>>

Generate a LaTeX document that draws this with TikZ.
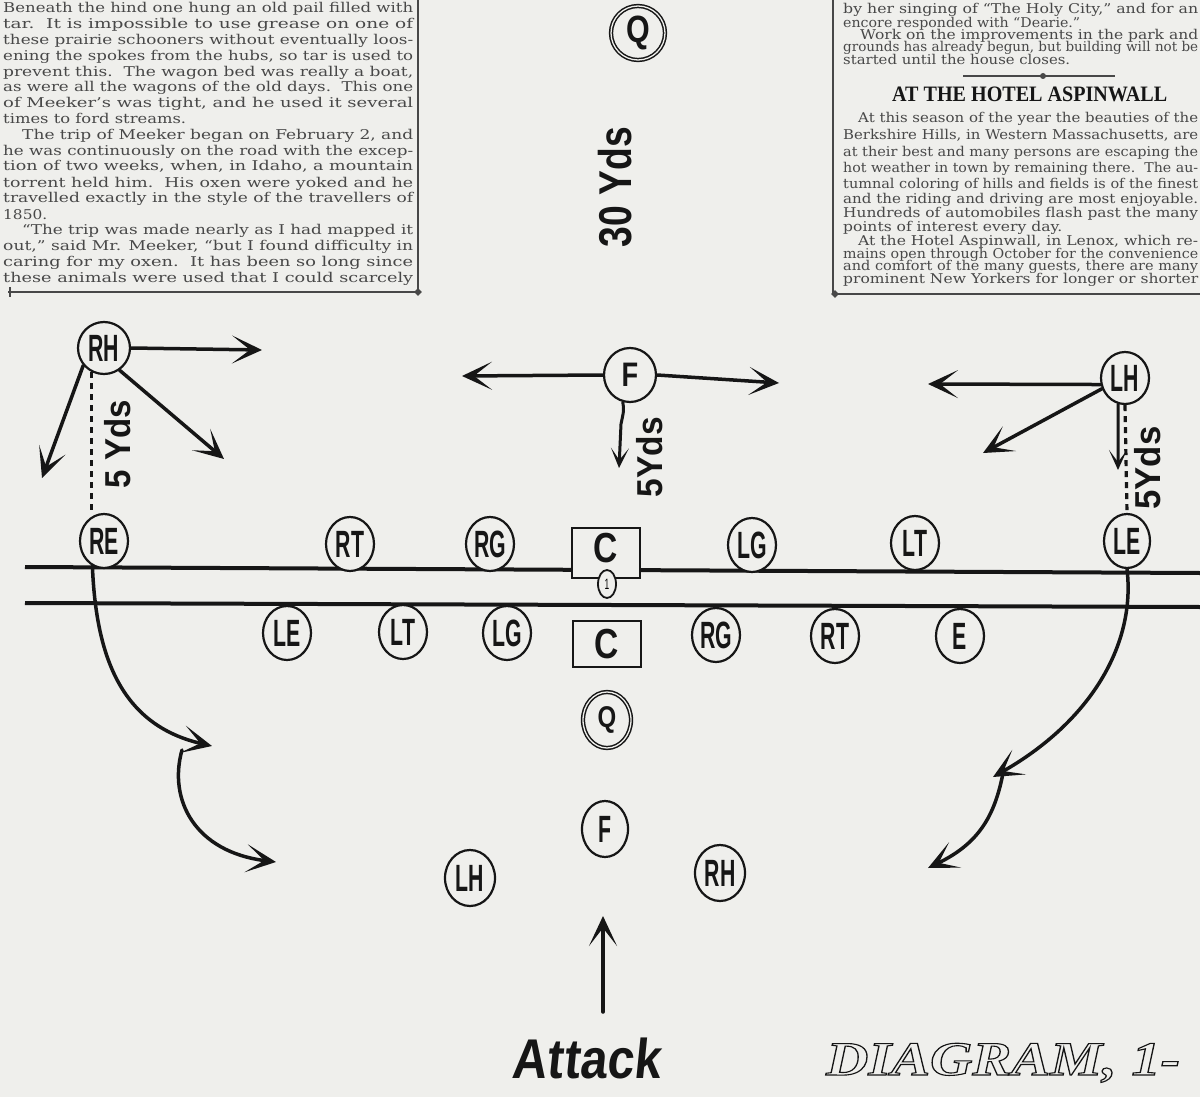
\documentclass[tikz,border=0pt]{standalone}
\usepackage{fontspec}
\usepackage{graphicx}
\usetikzlibrary{arrows.meta,shapes.geometric}
\setmainfont{DejaVu Serif}
\newfontfamily\newsfont{DejaVu Serif}
\newfontfamily\headfont{Liberation Serif}
\newfontfamily\plfont[FakeStretch=0.56]{Liberation Sans}
\newfontfamily\cfont[FakeStretch=0.8]{Liberation Sans}
\newfontfamily\lblfont[FakeStretch=0.9]{Liberation Sans}
\newfontfamily\attfont[FakeSlant=0.1,FakeStretch=0.85]{Liberation Sans}
\newfontfamily\diagfont{Liberation Serif}
\definecolor{paper}{RGB}{239,239,236}
\definecolor{ink}{RGB}{22,22,22}
\definecolor{newsink}{RGB}{72,72,72}
\newcommand\tln[5]{\node[txt] (#1) at (#2,#3) {\resizebox{#4pt}{\height}{#5}};}
\begin{document}
\begin{tikzpicture}[x=1pt,y=-1pt,
  txt/.style={anchor=base west, inner sep=0pt, text=newsink, font=\newsfont\fontsize{13.5}{15}\selectfont},
  pl/.style={ellipse, draw=ink, line width=2.2pt, fill=paper, minimum width=48pt, minimum height=54pt, inner sep=0pt, text=ink, font=\plfont\bfseries\fontsize{38}{38}\selectfont},
  qring/.style={pl, double=paper, double distance=1.3pt, line width=1.5pt},
  cbox/.style={rectangle, draw=ink, line width=2.2pt, fill=paper, minimum width=68pt, inner sep=0pt, text=ink, font=\cfont\bfseries\fontsize{42}{42}\selectfont},
  mv/.style={draw=ink, line width=3.5pt, line cap=round, -{Stealth[length=30pt,width=28pt,inset=18pt]}},
  mvs/.style={draw=ink, line width=3pt, line cap=round, -{Stealth[length=20pt,width=18pt,inset=12pt]}},
  dsh/.style={draw=ink, line width=3.2pt, dash pattern=on 6pt off 5pt},
  lbl/.style={rotate=90, inner sep=0pt, text=ink, font=\lblfont\bfseries\fontsize{36}{36}\selectfont},
  rule/.style={draw=newsink, line width=1.6pt}
]
\useasboundingbox (0,0) rectangle (1200,1097);
\fill[paper] (0,0) rectangle (1200,1097);
\begin{scope}
\clip (0,0) rectangle (1200,1097);

% ---------- left newspaper column ----------
\tln{a0}{3}{13}{410}{Beneath the hind one hung an old pail filled with}
\tln{a1}{3}{29}{410}{tar.\ \ It is impossible to use grease on one of}
\tln{a2}{3}{45}{410}{these prairie schooners without eventually loos-}
\tln{a3}{3}{61}{410}{ening the spokes from the hubs, so tar is used to}
\tln{a4}{3}{77}{410}{prevent this.\ \ The wagon bed was really a boat,}
\tln{a5}{3}{92}{410}{as were all the wagons of the old days.\ \ This one}
\tln{a6}{3}{108}{410}{of Meeker’s was tight, and he used it several}
\tln{a7}{3}{124}{183}{times to ford streams.}
\tln{a8}{22}{140}{391}{The trip of Meeker began on February 2, and}
\tln{a9}{3}{156}{410}{he was continuously on the road with the excep-}
\tln{a10}{3}{171}{410}{tion of two weeks, when, in Idaho, a mountain}
\tln{a11}{3}{187}{410}{torrent held him.\ \ His oxen were yoked and he}
\tln{a12}{3}{203}{410}{travelled exactly in the style of the travellers of}
\tln{a13}{3}{219}{44}{1850.}
\tln{a14}{22}{234}{391}{“The trip was made nearly as I had mapped it}
\tln{a15}{3}{250}{410}{out,” said Mr. Meeker, “but I found difficulty in}
\tln{a16}{3}{266}{410}{caring for my oxen.\ \ It has been so long since}
\tln{a17}{3}{282}{410}{these animals were used that I could scarcely}
\draw[rule] (418,0) -- (418,292);
\draw[rule] (8,292) -- (418,292);
\draw[rule] (10,287) -- (10,297);
\node[diamond, fill=newsink, inner sep=0pt, minimum size=8pt] (dmL) at (418,292) {};

% ---------- right newspaper column ----------
\tln{b0}{843}{14}{355}{by her singing of “The Holy City,” and for an}
\tln{b1}{843}{28}{237}{encore responded with “Dearie.”}
\tln{b2}{860}{40}{338}{Work on the improvements in the park and}
\tln{b3}{843}{52}{355}{grounds has already begun, but building will not be}
\tln{b4}{843}{65}{227}{started until the house closes.}
\draw[rule] (963,76) -- (1115,76);
\fill[newsink] (1043,76) circle (3);
\node[anchor=base west, inner sep=0pt, text=ink, font=\headfont\bfseries\fontsize{22}{22}\selectfont] (head) at (892,102) {\resizebox{275pt}{\height}{AT THE HOTEL ASPINWALL}};
\tln{b5}{858}{123}{340}{At this season of the year the beauties of the}
\tln{b6}{843}{140}{355}{Berkshire Hills, in Western Massachusetts, are}
\tln{b7}{843}{157}{355}{at their best and many persons are escaping the}
\tln{b8}{843}{173}{355}{hot weather in town by remaining there.\ \ The au-}
\tln{b9}{843}{189}{355}{tumnal coloring of hills and fields is of the finest}
\tln{b10}{843}{204}{355}{and the riding and driving are most enjoyable.}
\tln{b11}{843}{218}{355}{Hundreds of automobiles flash past the many}
\tln{b12}{843}{231}{219}{points of interest every day.}
\tln{b13}{858}{245}{340}{At the Hotel Aspinwall, in Lenox, which re-}
\tln{b14}{843}{258}{355}{mains open through October for the convenience}
\tln{b15}{843}{270}{355}{and comfort of the many guests, there are many}
\tln{b16}{843}{283}{355}{prominent New Yorkers for longer or shorter}
\draw[rule] (833,0) -- (833,294);
\draw[rule] (833,294) -- (1200,294);
\node[diamond, fill=newsink, inner sep=0pt, minimum size=8pt] (dmR) at (835,294) {};

% ---------- scrimmage lines ----------
\coordinate (l1a) at (25,567);
\coordinate (l1b) at (1200,573);
\coordinate (l2a) at (25,603);
\coordinate (l2b) at (1200,607);
\draw[ink, line width=4pt] (l1a) -- (l1b);
\draw[ink, line width=4pt] (l2a) -- (l2b);

% ---------- far side ----------
\node[qring, minimum width=54pt, minimum height=54pt, font=\cfont\bfseries\fontsize{38}{38}\selectfont] (qO) at (638,33) {Q};
\node[lbl, font=\lblfont\bfseries\fontsize{46}{46}\selectfont] (yd30) at (615,187) {\resizebox{120pt}{\height}{30 Yds}};

\node[pl, minimum width=52pt, minimum height=52pt] (rhO) at (104,348) {RH};
\node[pl, minimum width=52pt, minimum height=54pt, font=\cfont\bfseries\fontsize{34}{34}\selectfont] (fO) at (630,375) {F};
\node[pl, minimum width=48pt, minimum height=52pt] (lhO) at (1125,378) {LH};

\node[pl] (reO) at (104,541) {RE};
\node[pl] (rtO) at (350,544) {RT};
\node[pl] (rgO) at (490,544) {RG};
\node[cbox, minimum height=50pt, text depth=10pt] (cO) at (606,553) {C};
\node[ellipse, draw=ink, line width=1.8pt, fill=paper, minimum width=18pt, minimum height=28pt, inner sep=0pt, font=\plfont\fontsize{15}{15}\selectfont] (ball) at (607,584) {1};
\node[pl] (lgO) at (752,545) {LG};
\node[pl] (ltO) at (915,543) {LT};
\node[pl, minimum width=46pt] (leO) at (1127,541) {LE};

% ---------- attacking side ----------
\node[pl] (le2) at (287,633) {LE};
\node[pl] (lt2) at (403,632) {LT};
\node[pl] (lg2) at (507,633) {LG};
\node[cbox, minimum height=46pt] (c2) at (607,644) {C};
\node[pl] (rg2) at (716,635) {RG};
\node[pl] (rt2) at (835,636) {RT};
\node[pl] (e2) at (960,636) {E};
\node[qring, minimum width=48pt, minimum height=56pt, font=\cfont\bfseries\fontsize{30}{30}\selectfont] (q2) at (607,720) {Q};
\node[pl, minimum width=46pt, minimum height=56pt] (f2) at (605,829) {F};
\node[pl, minimum width=50pt, minimum height=56pt] (lh2) at (470,878) {LH};
\node[pl, minimum width=50pt, minimum height=56pt] (rh2) at (720,873) {RH};

% ---------- RH movements ----------
\coordinate (rhA) at (262,350);
\coordinate (rhB) at (224,459);
\coordinate (rhC) at (42,478);
\draw[mv] (rhO.east) -- (rhA);
\draw[mv] (rhO.305) -- (rhB);
\draw[mv] (rhO.220) -- (rhC);
\draw[dsh] (rhO.243) -- (rhO.243 |- reO.north);
\node[lbl] (yd5a) at (118,444) {\resizebox{88pt}{\height}{5 Yds}};

% ---------- F movements ----------
\coordinate (fA) at (462,376);
\coordinate (fB) at (779,383);
\coordinate (fC) at (619,468);
\draw[mv] (fO.west) -- (fA);
\draw[mv] (fO.east) -- (fB);
\draw[mvs] (fO.255) .. controls (624,410) .. (621,424) -- (fC);
\node[lbl] (yd5b) at (650,457) {\resizebox{80pt}{\height}{5Yds}};

% ---------- LH movements ----------
\coordinate (lhA) at (928,384);
\coordinate (lhB) at (983,453);
\coordinate (lhC) at (1118,470);
\draw[mv] (lhO.195) -- (lhA);
\draw[mv] (lhO.205) -- (lhB);
\draw[mvs] (lhO.255) -- (lhC);
\draw[dsh] (lhO.south) -- (leO.north);
\node[lbl] (yd5c) at (1148,468) {\resizebox{83pt}{\height}{5Yds}};

% ---------- end runs ----------
\coordinate (reA) at (212,746);
\coordinate (reB0) at (182,750);
\coordinate (reB) at (276,862);
\draw[mv] (reO.245) .. controls (96,655) and (120,725) .. (reA);
\draw[mv] (reB0) .. controls (168,800) and (195,852) .. (reB);
\coordinate (leA) at (993,777);
\coordinate (leB0) at (1004,768);
\coordinate (leB) at (928,868);
\draw[mv] (leO.south) .. controls (1136,645) and (1090,722) .. (leA);
\draw[mv] (leB0) .. controls (996,812) and (982,842) .. (leB);

% ---------- attack ----------
\coordinate (attTail) at (603,1012);
\coordinate (attTip) at (603,916);
\draw[mv] (attTail) -- (attTip);
\node[anchor=base, inner sep=0pt, text=ink, font=\attfont\bfseries\fontsize{56}{56}\selectfont] (attack) at (586,1078) {\resizebox{148pt}{\height}{Attack}};

\node[anchor=base west, inner sep=0pt, text=ink, font=\diagfont\bfseries\itshape\fontsize{48}{48}\selectfont] (diag) at (826,1075) {\resizebox{354pt}{\height}{\special{pdf:literal direct 1 Tr 1.1 w}DIAGRAM, 1-\special{pdf:literal direct 0 Tr}}};
\end{scope}
\end{tikzpicture}
\end{document}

<<

What is expected: Using the listing, collect all lines in which the string "that" is found.

Task output:
Generate a LaTeX document that draws this with TikZ.
\tln{a17}{3}{282}{410}{these animals were used that I could scarcely}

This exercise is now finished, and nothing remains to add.